Provided records
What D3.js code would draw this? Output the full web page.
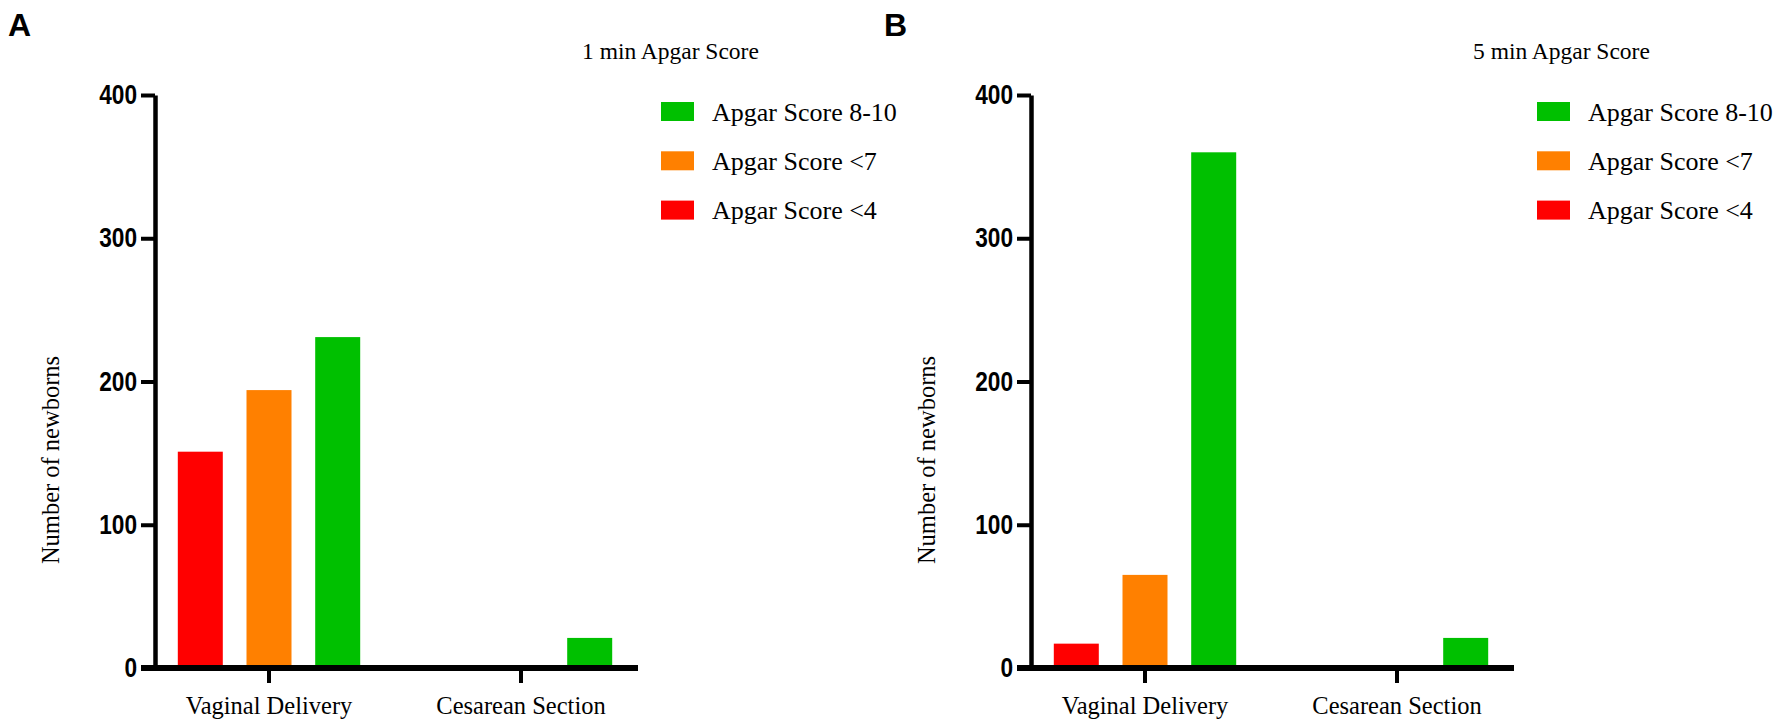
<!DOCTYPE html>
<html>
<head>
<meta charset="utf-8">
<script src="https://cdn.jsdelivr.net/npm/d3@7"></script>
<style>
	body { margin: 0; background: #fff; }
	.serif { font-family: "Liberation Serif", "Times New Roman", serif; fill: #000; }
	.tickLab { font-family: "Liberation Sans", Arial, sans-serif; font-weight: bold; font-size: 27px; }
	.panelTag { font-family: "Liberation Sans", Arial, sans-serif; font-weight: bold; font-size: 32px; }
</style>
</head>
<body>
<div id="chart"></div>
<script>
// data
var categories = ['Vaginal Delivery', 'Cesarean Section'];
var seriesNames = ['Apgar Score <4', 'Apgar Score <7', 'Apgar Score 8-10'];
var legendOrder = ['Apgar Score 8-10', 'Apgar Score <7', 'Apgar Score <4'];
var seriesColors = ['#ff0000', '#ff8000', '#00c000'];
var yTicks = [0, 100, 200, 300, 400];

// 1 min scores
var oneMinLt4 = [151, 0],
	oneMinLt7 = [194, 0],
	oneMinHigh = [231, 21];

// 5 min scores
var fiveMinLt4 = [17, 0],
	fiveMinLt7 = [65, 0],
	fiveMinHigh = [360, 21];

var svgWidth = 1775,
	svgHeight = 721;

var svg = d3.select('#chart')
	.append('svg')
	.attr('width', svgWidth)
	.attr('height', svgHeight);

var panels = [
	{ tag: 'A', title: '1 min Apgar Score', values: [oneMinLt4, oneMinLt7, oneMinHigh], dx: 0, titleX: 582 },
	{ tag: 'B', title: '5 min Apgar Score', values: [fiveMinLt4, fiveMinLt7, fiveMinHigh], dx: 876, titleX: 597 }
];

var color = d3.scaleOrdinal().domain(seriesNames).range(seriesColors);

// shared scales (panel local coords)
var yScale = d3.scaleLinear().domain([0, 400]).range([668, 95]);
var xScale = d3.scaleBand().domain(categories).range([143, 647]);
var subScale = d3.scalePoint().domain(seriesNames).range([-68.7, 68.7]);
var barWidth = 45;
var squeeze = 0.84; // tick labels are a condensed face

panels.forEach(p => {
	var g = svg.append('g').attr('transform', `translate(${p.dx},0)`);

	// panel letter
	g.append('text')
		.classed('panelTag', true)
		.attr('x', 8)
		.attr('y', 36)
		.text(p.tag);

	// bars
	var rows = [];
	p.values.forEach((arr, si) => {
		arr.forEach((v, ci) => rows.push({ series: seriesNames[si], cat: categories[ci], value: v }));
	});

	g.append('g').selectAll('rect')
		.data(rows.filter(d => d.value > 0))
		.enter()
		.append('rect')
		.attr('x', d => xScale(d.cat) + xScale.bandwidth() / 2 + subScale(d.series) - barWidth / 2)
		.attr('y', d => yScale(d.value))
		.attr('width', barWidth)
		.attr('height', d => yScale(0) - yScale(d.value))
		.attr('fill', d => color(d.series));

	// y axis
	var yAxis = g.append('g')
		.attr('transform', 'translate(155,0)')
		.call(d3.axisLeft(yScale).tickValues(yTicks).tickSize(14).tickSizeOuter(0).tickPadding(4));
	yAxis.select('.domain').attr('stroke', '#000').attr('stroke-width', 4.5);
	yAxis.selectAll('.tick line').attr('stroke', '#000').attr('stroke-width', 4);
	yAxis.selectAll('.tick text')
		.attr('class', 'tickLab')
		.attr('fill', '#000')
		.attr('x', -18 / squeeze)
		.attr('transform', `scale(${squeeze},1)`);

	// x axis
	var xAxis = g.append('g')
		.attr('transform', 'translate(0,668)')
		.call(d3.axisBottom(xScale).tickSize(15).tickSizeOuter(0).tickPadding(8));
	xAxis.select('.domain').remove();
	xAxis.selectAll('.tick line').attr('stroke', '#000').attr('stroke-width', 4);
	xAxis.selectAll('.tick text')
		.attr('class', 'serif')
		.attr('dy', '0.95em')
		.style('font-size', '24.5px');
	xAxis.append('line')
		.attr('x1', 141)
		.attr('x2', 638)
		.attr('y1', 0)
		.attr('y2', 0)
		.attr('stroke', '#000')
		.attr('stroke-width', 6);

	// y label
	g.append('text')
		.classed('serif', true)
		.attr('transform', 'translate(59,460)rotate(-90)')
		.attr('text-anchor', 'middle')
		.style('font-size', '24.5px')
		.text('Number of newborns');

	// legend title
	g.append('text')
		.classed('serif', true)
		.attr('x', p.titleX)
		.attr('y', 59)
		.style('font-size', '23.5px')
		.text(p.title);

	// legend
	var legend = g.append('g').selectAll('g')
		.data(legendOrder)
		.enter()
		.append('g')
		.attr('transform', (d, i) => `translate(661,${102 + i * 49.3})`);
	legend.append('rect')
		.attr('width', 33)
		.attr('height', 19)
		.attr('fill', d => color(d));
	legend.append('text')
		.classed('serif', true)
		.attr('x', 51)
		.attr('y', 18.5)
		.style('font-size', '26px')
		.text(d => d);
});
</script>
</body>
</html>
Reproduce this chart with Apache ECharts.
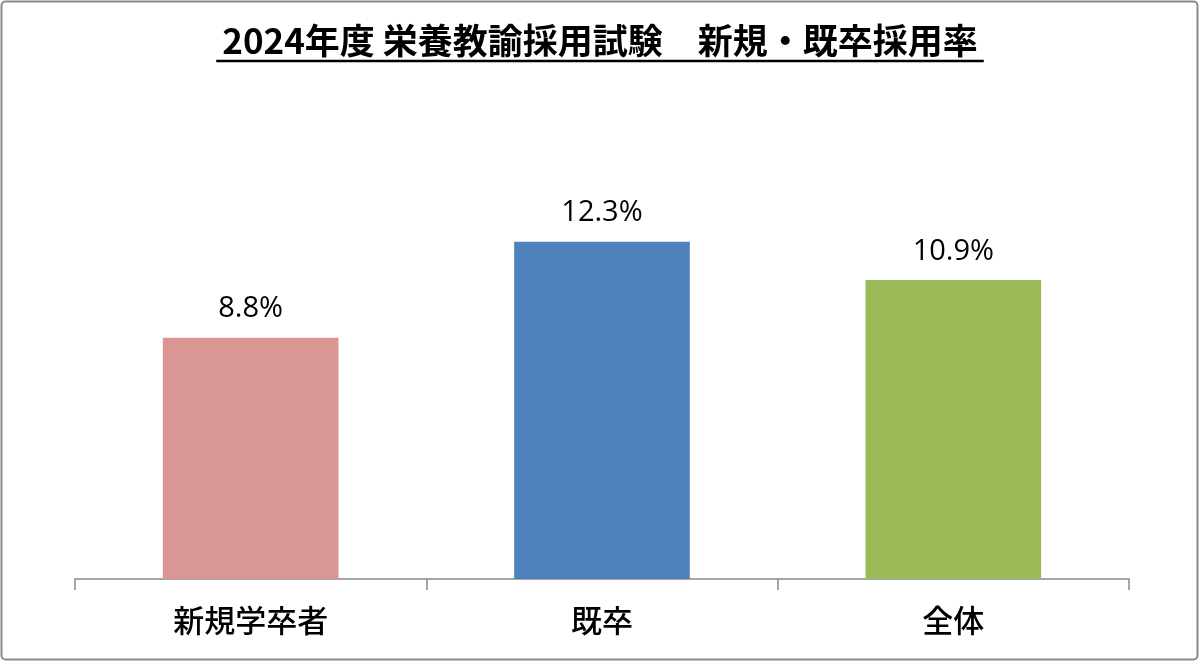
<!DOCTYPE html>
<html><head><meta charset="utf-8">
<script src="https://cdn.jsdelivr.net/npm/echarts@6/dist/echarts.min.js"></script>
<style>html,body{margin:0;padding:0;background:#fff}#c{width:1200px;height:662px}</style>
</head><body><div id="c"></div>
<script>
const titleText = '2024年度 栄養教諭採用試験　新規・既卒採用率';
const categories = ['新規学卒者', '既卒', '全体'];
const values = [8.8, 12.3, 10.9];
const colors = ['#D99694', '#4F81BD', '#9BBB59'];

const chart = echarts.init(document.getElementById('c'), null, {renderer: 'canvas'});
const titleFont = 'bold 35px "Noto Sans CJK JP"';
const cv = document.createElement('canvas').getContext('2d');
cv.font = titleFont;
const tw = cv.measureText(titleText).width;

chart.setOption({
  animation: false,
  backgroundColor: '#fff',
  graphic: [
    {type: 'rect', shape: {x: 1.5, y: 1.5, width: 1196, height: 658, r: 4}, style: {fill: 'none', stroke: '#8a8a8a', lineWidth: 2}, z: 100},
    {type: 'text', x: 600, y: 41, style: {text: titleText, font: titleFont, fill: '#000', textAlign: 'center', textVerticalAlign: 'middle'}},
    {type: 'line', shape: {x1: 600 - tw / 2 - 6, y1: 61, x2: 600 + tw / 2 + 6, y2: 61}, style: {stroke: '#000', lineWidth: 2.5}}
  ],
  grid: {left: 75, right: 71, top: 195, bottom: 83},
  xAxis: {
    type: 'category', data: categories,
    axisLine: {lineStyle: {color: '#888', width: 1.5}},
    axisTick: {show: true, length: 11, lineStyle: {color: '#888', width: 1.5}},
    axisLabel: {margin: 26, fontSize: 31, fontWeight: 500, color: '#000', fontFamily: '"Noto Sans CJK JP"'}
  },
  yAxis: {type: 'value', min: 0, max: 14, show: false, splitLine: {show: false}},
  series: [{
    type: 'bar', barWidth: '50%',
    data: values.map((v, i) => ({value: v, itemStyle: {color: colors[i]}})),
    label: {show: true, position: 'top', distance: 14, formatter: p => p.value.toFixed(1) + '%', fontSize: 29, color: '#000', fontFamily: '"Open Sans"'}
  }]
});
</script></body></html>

Request
Repeat the listing above exactly, with no pictures.

Written answer
What D3.js code would draw this? Output the full web page.
<!DOCTYPE html>
<html>
<head>
<meta charset="utf-8">
<script src="https://cdn.jsdelivr.net/npm/d3@7"></script>
<style>
	body { margin: 0; background: #fff; }
	.serif { font-family: "Liberation Serif", "Times New Roman", serif; fill: #000; }
	.tickLab { font-family: "Liberation Sans", Arial, sans-serif; font-weight: bold; font-size: 27px; }
	.panelTag { font-family: "Liberation Sans", Arial, sans-serif; font-weight: bold; font-size: 32px; }
</style>
</head>
<body>
<div id="chart"></div>
<script>
// data
var categories = ['Vaginal Delivery', 'Cesarean Section'];
var seriesNames = ['Apgar Score <4', 'Apgar Score <7', 'Apgar Score 8-10'];
var legendOrder = ['Apgar Score 8-10', 'Apgar Score <7', 'Apgar Score <4'];
var seriesColors = ['#ff0000', '#ff8000', '#00c000'];
var yTicks = [0, 100, 200, 300, 400];

// 1 min scores
var oneMinLt4 = [151, 0],
	oneMinLt7 = [194, 0],
	oneMinHigh = [231, 21];

// 5 min scores
var fiveMinLt4 = [17, 0],
	fiveMinLt7 = [65, 0],
	fiveMinHigh = [360, 21];

var svgWidth = 1775,
	svgHeight = 721;

var svg = d3.select('#chart')
	.append('svg')
	.attr('width', svgWidth)
	.attr('height', svgHeight);

var panels = [
	{ tag: 'A', title: '1 min Apgar Score', values: [oneMinLt4, oneMinLt7, oneMinHigh], dx: 0, titleX: 582 },
	{ tag: 'B', title: '5 min Apgar Score', values: [fiveMinLt4, fiveMinLt7, fiveMinHigh], dx: 876, titleX: 597 }
];

var color = d3.scaleOrdinal().domain(seriesNames).range(seriesColors);

// shared scales (panel local coords)
var yScale = d3.scaleLinear().domain([0, 400]).range([668, 95]);
var xScale = d3.scaleBand().domain(categories).range([143, 647]);
var subScale = d3.scalePoint().domain(seriesNames).range([-68.7, 68.7]);
var barWidth = 45;
var squeeze = 0.84; // tick labels are a condensed face

panels.forEach(p => {
	var g = svg.append('g').attr('transform', `translate(${p.dx},0)`);

	// panel letter
	g.append('text')
		.classed('panelTag', true)
		.attr('x', 8)
		.attr('y', 36)
		.text(p.tag);

	// bars
	var rows = [];
	p.values.forEach((arr, si) => {
		arr.forEach((v, ci) => rows.push({ series: seriesNames[si], cat: categories[ci], value: v }));
	});

	g.append('g').selectAll('rect')
		.data(rows.filter(d => d.value > 0))
		.enter()
		.append('rect')
		.attr('x', d => xScale(d.cat) + xScale.bandwidth() / 2 + subScale(d.series) - barWidth / 2)
		.attr('y', d => yScale(d.value))
		.attr('width', barWidth)
		.attr('height', d => yScale(0) - yScale(d.value))
		.attr('fill', d => color(d.series));

	// y axis
	var yAxis = g.append('g')
		.attr('transform', 'translate(155,0)')
		.call(d3.axisLeft(yScale).tickValues(yTicks).tickSize(14).tickSizeOuter(0).tickPadding(4));
	yAxis.select('.domain').attr('stroke', '#000').attr('stroke-width', 4.5);
	yAxis.selectAll('.tick line').attr('stroke', '#000').attr('stroke-width', 4);
	yAxis.selectAll('.tick text')
		.attr('class', 'tickLab')
		.attr('fill', '#000')
		.attr('x', -18 / squeeze)
		.attr('transform', `scale(${squeeze},1)`);

	// x axis
	var xAxis = g.append('g')
		.attr('transform', 'translate(0,668)')
		.call(d3.axisBottom(xScale).tickSize(15).tickSizeOuter(0).tickPadding(8));
	xAxis.select('.domain').remove();
	xAxis.selectAll('.tick line').attr('stroke', '#000').attr('stroke-width', 4);
	xAxis.selectAll('.tick text')
		.attr('class', 'serif')
		.attr('dy', '0.95em')
		.style('font-size', '24.5px');
	xAxis.append('line')
		.attr('x1', 141)
		.attr('x2', 638)
		.attr('y1', 0)
		.attr('y2', 0)
		.attr('stroke', '#000')
		.attr('stroke-width', 6);

	// y label
	g.append('text')
		.classed('serif', true)
		.attr('transform', 'translate(59,460)rotate(-90)')
		.attr('text-anchor', 'middle')
		.style('font-size', '24.5px')
		.text('Number of newborns');

	// legend title
	g.append('text')
		.classed('serif', true)
		.attr('x', p.titleX)
		.attr('y', 59)
		.style('font-size', '23.5px')
		.text(p.title);

	// legend
	var legend = g.append('g').selectAll('g')
		.data(legendOrder)
		.enter()
		.append('g')
		.attr('transform', (d, i) => `translate(661,${102 + i * 49.3})`);
	legend.append('rect')
		.attr('width', 33)
		.attr('height', 19)
		.attr('fill', d => color(d));
	legend.append('text')
		.classed('serif', true)
		.attr('x', 51)
		.attr('y', 18.5)
		.style('font-size', '26px')
		.text(d => d);
});
</script>
</body>
</html>
Reproduce this chart with Apache ECharts.
<!DOCTYPE html>
<html><head><meta charset="utf-8">
<script src="https://cdn.jsdelivr.net/npm/echarts@6/dist/echarts.min.js"></script>
<style>html,body{margin:0;padding:0;background:#fff}#c{width:1200px;height:662px}</style>
</head><body><div id="c"></div>
<script>
const titleText = '2024年度 栄養教諭採用試験　新規・既卒採用率';
const categories = ['新規学卒者', '既卒', '全体'];
const values = [8.8, 12.3, 10.9];
const colors = ['#D99694', '#4F81BD', '#9BBB59'];

const chart = echarts.init(document.getElementById('c'), null, {renderer: 'canvas'});
const titleFont = 'bold 35px "Noto Sans CJK JP"';
const cv = document.createElement('canvas').getContext('2d');
cv.font = titleFont;
const tw = cv.measureText(titleText).width;

chart.setOption({
  animation: false,
  backgroundColor: '#fff',
  graphic: [
    {type: 'rect', shape: {x: 1.5, y: 1.5, width: 1196, height: 658, r: 4}, style: {fill: 'none', stroke: '#8a8a8a', lineWidth: 2}, z: 100},
    {type: 'text', x: 600, y: 41, style: {text: titleText, font: titleFont, fill: '#000', textAlign: 'center', textVerticalAlign: 'middle'}},
    {type: 'line', shape: {x1: 600 - tw / 2 - 6, y1: 61, x2: 600 + tw / 2 + 6, y2: 61}, style: {stroke: '#000', lineWidth: 2.5}}
  ],
  grid: {left: 75, right: 71, top: 195, bottom: 83},
  xAxis: {
    type: 'category', data: categories,
    axisLine: {lineStyle: {color: '#888', width: 1.5}},
    axisTick: {show: true, length: 11, lineStyle: {color: '#888', width: 1.5}},
    axisLabel: {margin: 26, fontSize: 31, fontWeight: 500, color: '#000', fontFamily: '"Noto Sans CJK JP"'}
  },
  yAxis: {type: 'value', min: 0, max: 14, show: false, splitLine: {show: false}},
  series: [{
    type: 'bar', barWidth: '50%',
    data: values.map((v, i) => ({value: v, itemStyle: {color: colors[i]}})),
    label: {show: true, position: 'top', distance: 14, formatter: p => p.value.toFixed(1) + '%', fontSize: 29, color: '#000', fontFamily: '"Open Sans"'}
  }]
});
</script></body></html>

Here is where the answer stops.